The government did not naively believe when it put forward the amendments contained in Bill C-82 that criminal code changes by themselves would eliminate all incidents of impaired driving. Nor was the standing committee naive in makings its proposals. The criminal law must do its part in the struggle against impaired driving; however, other systems must also fulfill their important parts. Governments, many public and private organizations, families and individuals have contributed to a real shift in public attitudes toward impaired driving over a period of time.
However, despite significant reductions over the past decade in the percentage of fatally injured drivers who have a blood alcohol concentration exceeding the legal limit, the remaining extent of impaired driving is still an enormous problem. The government will continue to work with other governments and organizations to combat impaired driving.
In addition to continuing work in the field of criminal law, prevention and educational work related to impaired driving is carried out by Health Canada as part of Canada's national drug strategy. Improving road safety measures to fight impaired driving is an important aspect of work carried out by Transport Canada.
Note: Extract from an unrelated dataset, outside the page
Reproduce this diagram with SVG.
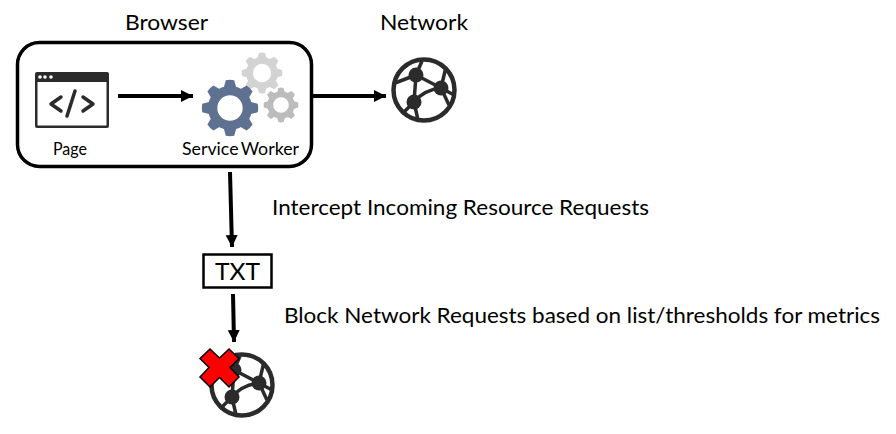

If we have learned anything from the standing committee's review of the impaired driving provisions, it is that individuals and organizations are working with various levels of government and police agencies to develop a combination of countermeasures that will eliminate impaired driving. It has been a pleasure to observe parliamentarians of all political stripes laying aside partisan politics and working together in order to address the serious problem of impaired driving. I wish especially to thank all members of the standing committee for their hard work in writing a report and drafting legislation to meet a common goal.
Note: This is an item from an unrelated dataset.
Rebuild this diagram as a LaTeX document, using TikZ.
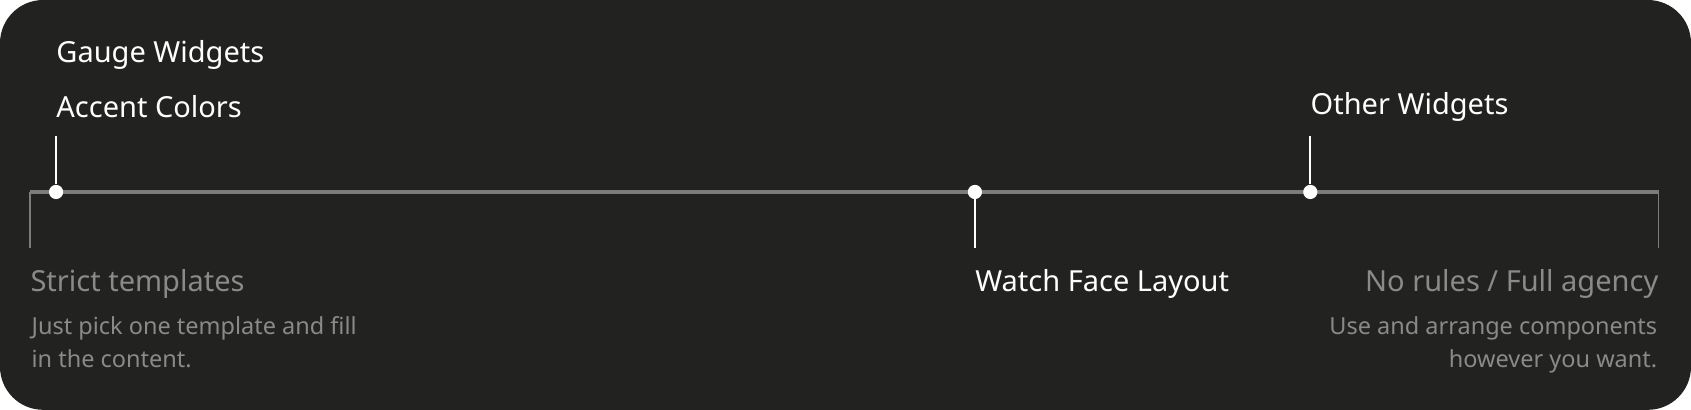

It is also gratifying to see the extent of public interest and participation in the development of criminal law responses to impaired driving.
While we may not all agree on every measure that has been proposed to eliminate impaired driving, together we have taken some important steps which improve the criminal law and contribute to the combination of measures aimed against impaired driving.
I ask that members of the House give their support to Bill C-18 which responds to the standing committee's remaining two recommendations for specific criminal code amendments.